● **DATA BLOCK**:
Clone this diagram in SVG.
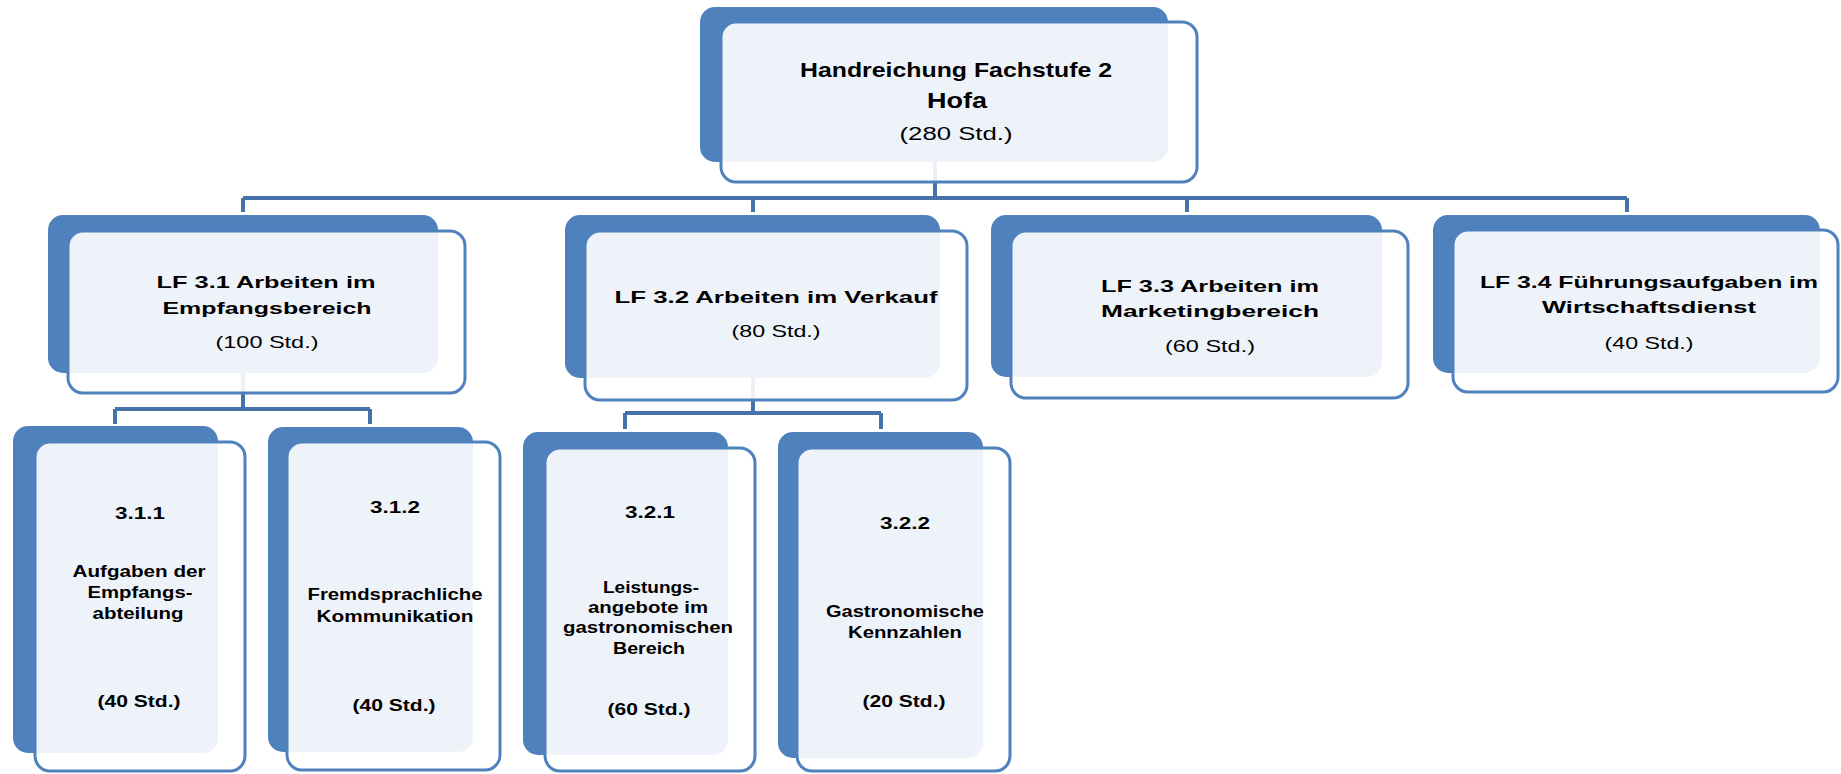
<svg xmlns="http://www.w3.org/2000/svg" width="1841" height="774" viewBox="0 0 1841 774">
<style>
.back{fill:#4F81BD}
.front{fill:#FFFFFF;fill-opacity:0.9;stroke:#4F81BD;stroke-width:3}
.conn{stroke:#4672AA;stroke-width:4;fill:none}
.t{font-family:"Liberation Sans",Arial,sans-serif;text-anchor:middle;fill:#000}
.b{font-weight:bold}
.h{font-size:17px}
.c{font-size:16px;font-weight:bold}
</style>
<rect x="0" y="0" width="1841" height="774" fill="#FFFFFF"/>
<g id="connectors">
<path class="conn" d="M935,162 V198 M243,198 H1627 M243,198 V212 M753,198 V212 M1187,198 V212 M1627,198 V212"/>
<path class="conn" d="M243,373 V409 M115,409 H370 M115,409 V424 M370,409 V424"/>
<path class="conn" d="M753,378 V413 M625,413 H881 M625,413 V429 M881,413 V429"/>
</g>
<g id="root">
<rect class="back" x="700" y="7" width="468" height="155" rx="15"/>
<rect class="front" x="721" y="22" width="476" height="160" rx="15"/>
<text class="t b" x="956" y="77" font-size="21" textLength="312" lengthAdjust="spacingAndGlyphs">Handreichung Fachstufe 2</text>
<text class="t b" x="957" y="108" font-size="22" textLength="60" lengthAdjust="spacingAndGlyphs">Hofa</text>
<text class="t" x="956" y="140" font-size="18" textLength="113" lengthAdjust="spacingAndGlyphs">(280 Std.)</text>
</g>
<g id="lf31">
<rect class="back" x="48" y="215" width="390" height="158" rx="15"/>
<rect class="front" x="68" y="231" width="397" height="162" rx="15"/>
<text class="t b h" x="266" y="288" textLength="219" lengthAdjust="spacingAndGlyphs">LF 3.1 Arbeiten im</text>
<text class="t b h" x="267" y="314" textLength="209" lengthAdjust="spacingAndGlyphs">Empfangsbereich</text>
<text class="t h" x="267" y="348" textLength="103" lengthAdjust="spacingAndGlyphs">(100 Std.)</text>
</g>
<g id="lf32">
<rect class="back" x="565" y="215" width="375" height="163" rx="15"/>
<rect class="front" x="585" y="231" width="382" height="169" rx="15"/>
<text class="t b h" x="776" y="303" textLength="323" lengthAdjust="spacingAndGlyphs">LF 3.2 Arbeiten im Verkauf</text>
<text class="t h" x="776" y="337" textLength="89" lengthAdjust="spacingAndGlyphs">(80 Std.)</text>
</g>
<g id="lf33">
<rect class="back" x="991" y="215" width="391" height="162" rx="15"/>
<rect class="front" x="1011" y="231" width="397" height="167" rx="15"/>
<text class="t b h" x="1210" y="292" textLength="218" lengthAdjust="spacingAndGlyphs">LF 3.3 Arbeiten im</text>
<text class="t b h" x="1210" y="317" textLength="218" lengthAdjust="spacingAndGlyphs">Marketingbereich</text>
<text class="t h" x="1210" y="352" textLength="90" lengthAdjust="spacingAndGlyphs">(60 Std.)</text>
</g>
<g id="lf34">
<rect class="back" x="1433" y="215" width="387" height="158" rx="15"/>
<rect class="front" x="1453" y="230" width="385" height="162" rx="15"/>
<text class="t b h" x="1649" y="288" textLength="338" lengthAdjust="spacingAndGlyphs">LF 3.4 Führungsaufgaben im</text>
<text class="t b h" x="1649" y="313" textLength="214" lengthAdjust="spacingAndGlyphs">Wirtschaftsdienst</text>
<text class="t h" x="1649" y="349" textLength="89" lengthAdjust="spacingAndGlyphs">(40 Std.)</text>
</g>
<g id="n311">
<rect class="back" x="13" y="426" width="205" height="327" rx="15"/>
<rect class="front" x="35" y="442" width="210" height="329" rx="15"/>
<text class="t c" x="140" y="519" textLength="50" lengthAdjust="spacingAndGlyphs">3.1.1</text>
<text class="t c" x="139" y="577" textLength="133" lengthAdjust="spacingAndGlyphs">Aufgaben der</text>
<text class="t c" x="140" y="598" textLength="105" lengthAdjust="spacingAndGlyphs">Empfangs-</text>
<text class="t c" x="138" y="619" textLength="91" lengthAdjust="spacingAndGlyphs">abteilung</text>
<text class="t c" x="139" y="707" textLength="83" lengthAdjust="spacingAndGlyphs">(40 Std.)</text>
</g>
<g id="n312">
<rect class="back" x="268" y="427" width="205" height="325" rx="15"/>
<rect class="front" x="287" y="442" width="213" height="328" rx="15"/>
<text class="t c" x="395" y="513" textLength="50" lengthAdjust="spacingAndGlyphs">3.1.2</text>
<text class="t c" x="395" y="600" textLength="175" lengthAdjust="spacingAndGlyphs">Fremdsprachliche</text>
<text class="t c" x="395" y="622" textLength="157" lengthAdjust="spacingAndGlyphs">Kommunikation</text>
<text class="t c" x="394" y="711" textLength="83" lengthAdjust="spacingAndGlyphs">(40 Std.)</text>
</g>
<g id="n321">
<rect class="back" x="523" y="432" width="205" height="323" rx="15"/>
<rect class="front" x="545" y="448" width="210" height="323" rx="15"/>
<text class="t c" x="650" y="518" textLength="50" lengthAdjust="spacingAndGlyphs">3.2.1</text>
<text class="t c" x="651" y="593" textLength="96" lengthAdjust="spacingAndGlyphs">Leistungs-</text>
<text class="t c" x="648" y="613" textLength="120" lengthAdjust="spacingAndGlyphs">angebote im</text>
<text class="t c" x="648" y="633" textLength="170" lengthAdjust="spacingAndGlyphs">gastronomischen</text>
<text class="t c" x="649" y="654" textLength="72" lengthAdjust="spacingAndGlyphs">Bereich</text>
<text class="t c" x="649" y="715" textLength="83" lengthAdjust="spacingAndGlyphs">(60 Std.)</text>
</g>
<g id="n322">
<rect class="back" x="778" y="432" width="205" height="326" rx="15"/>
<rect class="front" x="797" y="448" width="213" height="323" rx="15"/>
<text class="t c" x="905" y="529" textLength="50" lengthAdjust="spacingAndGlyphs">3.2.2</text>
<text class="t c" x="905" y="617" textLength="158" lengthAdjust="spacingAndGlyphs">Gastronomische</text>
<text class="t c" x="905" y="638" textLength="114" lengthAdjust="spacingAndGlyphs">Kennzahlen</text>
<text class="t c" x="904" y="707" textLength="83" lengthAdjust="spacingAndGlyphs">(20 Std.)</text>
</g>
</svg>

● **WORK TO DO**: Return the full material word for word. Do not include the pictures.

● **TASK ANSWER**:
Clone this diagram in SVG.
<svg xmlns="http://www.w3.org/2000/svg" width="1841" height="774" viewBox="0 0 1841 774">
<style>
.back{fill:#4F81BD}
.front{fill:#FFFFFF;fill-opacity:0.9;stroke:#4F81BD;stroke-width:3}
.conn{stroke:#4672AA;stroke-width:4;fill:none}
.t{font-family:"Liberation Sans",Arial,sans-serif;text-anchor:middle;fill:#000}
.b{font-weight:bold}
.h{font-size:17px}
.c{font-size:16px;font-weight:bold}
</style>
<rect x="0" y="0" width="1841" height="774" fill="#FFFFFF"/>
<g id="connectors">
<path class="conn" d="M935,162 V198 M243,198 H1627 M243,198 V212 M753,198 V212 M1187,198 V212 M1627,198 V212"/>
<path class="conn" d="M243,373 V409 M115,409 H370 M115,409 V424 M370,409 V424"/>
<path class="conn" d="M753,378 V413 M625,413 H881 M625,413 V429 M881,413 V429"/>
</g>
<g id="root">
<rect class="back" x="700" y="7" width="468" height="155" rx="15"/>
<rect class="front" x="721" y="22" width="476" height="160" rx="15"/>
<text class="t b" x="956" y="77" font-size="21" textLength="312" lengthAdjust="spacingAndGlyphs">Handreichung Fachstufe 2</text>
<text class="t b" x="957" y="108" font-size="22" textLength="60" lengthAdjust="spacingAndGlyphs">Hofa</text>
<text class="t" x="956" y="140" font-size="18" textLength="113" lengthAdjust="spacingAndGlyphs">(280 Std.)</text>
</g>
<g id="lf31">
<rect class="back" x="48" y="215" width="390" height="158" rx="15"/>
<rect class="front" x="68" y="231" width="397" height="162" rx="15"/>
<text class="t b h" x="266" y="288" textLength="219" lengthAdjust="spacingAndGlyphs">LF 3.1 Arbeiten im</text>
<text class="t b h" x="267" y="314" textLength="209" lengthAdjust="spacingAndGlyphs">Empfangsbereich</text>
<text class="t h" x="267" y="348" textLength="103" lengthAdjust="spacingAndGlyphs">(100 Std.)</text>
</g>
<g id="lf32">
<rect class="back" x="565" y="215" width="375" height="163" rx="15"/>
<rect class="front" x="585" y="231" width="382" height="169" rx="15"/>
<text class="t b h" x="776" y="303" textLength="323" lengthAdjust="spacingAndGlyphs">LF 3.2 Arbeiten im Verkauf</text>
<text class="t h" x="776" y="337" textLength="89" lengthAdjust="spacingAndGlyphs">(80 Std.)</text>
</g>
<g id="lf33">
<rect class="back" x="991" y="215" width="391" height="162" rx="15"/>
<rect class="front" x="1011" y="231" width="397" height="167" rx="15"/>
<text class="t b h" x="1210" y="292" textLength="218" lengthAdjust="spacingAndGlyphs">LF 3.3 Arbeiten im</text>
<text class="t b h" x="1210" y="317" textLength="218" lengthAdjust="spacingAndGlyphs">Marketingbereich</text>
<text class="t h" x="1210" y="352" textLength="90" lengthAdjust="spacingAndGlyphs">(60 Std.)</text>
</g>
<g id="lf34">
<rect class="back" x="1433" y="215" width="387" height="158" rx="15"/>
<rect class="front" x="1453" y="230" width="385" height="162" rx="15"/>
<text class="t b h" x="1649" y="288" textLength="338" lengthAdjust="spacingAndGlyphs">LF 3.4 Führungsaufgaben im</text>
<text class="t b h" x="1649" y="313" textLength="214" lengthAdjust="spacingAndGlyphs">Wirtschaftsdienst</text>
<text class="t h" x="1649" y="349" textLength="89" lengthAdjust="spacingAndGlyphs">(40 Std.)</text>
</g>
<g id="n311">
<rect class="back" x="13" y="426" width="205" height="327" rx="15"/>
<rect class="front" x="35" y="442" width="210" height="329" rx="15"/>
<text class="t c" x="140" y="519" textLength="50" lengthAdjust="spacingAndGlyphs">3.1.1</text>
<text class="t c" x="139" y="577" textLength="133" lengthAdjust="spacingAndGlyphs">Aufgaben der</text>
<text class="t c" x="140" y="598" textLength="105" lengthAdjust="spacingAndGlyphs">Empfangs-</text>
<text class="t c" x="138" y="619" textLength="91" lengthAdjust="spacingAndGlyphs">abteilung</text>
<text class="t c" x="139" y="707" textLength="83" lengthAdjust="spacingAndGlyphs">(40 Std.)</text>
</g>
<g id="n312">
<rect class="back" x="268" y="427" width="205" height="325" rx="15"/>
<rect class="front" x="287" y="442" width="213" height="328" rx="15"/>
<text class="t c" x="395" y="513" textLength="50" lengthAdjust="spacingAndGlyphs">3.1.2</text>
<text class="t c" x="395" y="600" textLength="175" lengthAdjust="spacingAndGlyphs">Fremdsprachliche</text>
<text class="t c" x="395" y="622" textLength="157" lengthAdjust="spacingAndGlyphs">Kommunikation</text>
<text class="t c" x="394" y="711" textLength="83" lengthAdjust="spacingAndGlyphs">(40 Std.)</text>
</g>
<g id="n321">
<rect class="back" x="523" y="432" width="205" height="323" rx="15"/>
<rect class="front" x="545" y="448" width="210" height="323" rx="15"/>
<text class="t c" x="650" y="518" textLength="50" lengthAdjust="spacingAndGlyphs">3.2.1</text>
<text class="t c" x="651" y="593" textLength="96" lengthAdjust="spacingAndGlyphs">Leistungs-</text>
<text class="t c" x="648" y="613" textLength="120" lengthAdjust="spacingAndGlyphs">angebote im</text>
<text class="t c" x="648" y="633" textLength="170" lengthAdjust="spacingAndGlyphs">gastronomischen</text>
<text class="t c" x="649" y="654" textLength="72" lengthAdjust="spacingAndGlyphs">Bereich</text>
<text class="t c" x="649" y="715" textLength="83" lengthAdjust="spacingAndGlyphs">(60 Std.)</text>
</g>
<g id="n322">
<rect class="back" x="778" y="432" width="205" height="326" rx="15"/>
<rect class="front" x="797" y="448" width="213" height="323" rx="15"/>
<text class="t c" x="905" y="529" textLength="50" lengthAdjust="spacingAndGlyphs">3.2.2</text>
<text class="t c" x="905" y="617" textLength="158" lengthAdjust="spacingAndGlyphs">Gastronomische</text>
<text class="t c" x="905" y="638" textLength="114" lengthAdjust="spacingAndGlyphs">Kennzahlen</text>
<text class="t c" x="904" y="707" textLength="83" lengthAdjust="spacingAndGlyphs">(20 Std.)</text>
</g>
</svg>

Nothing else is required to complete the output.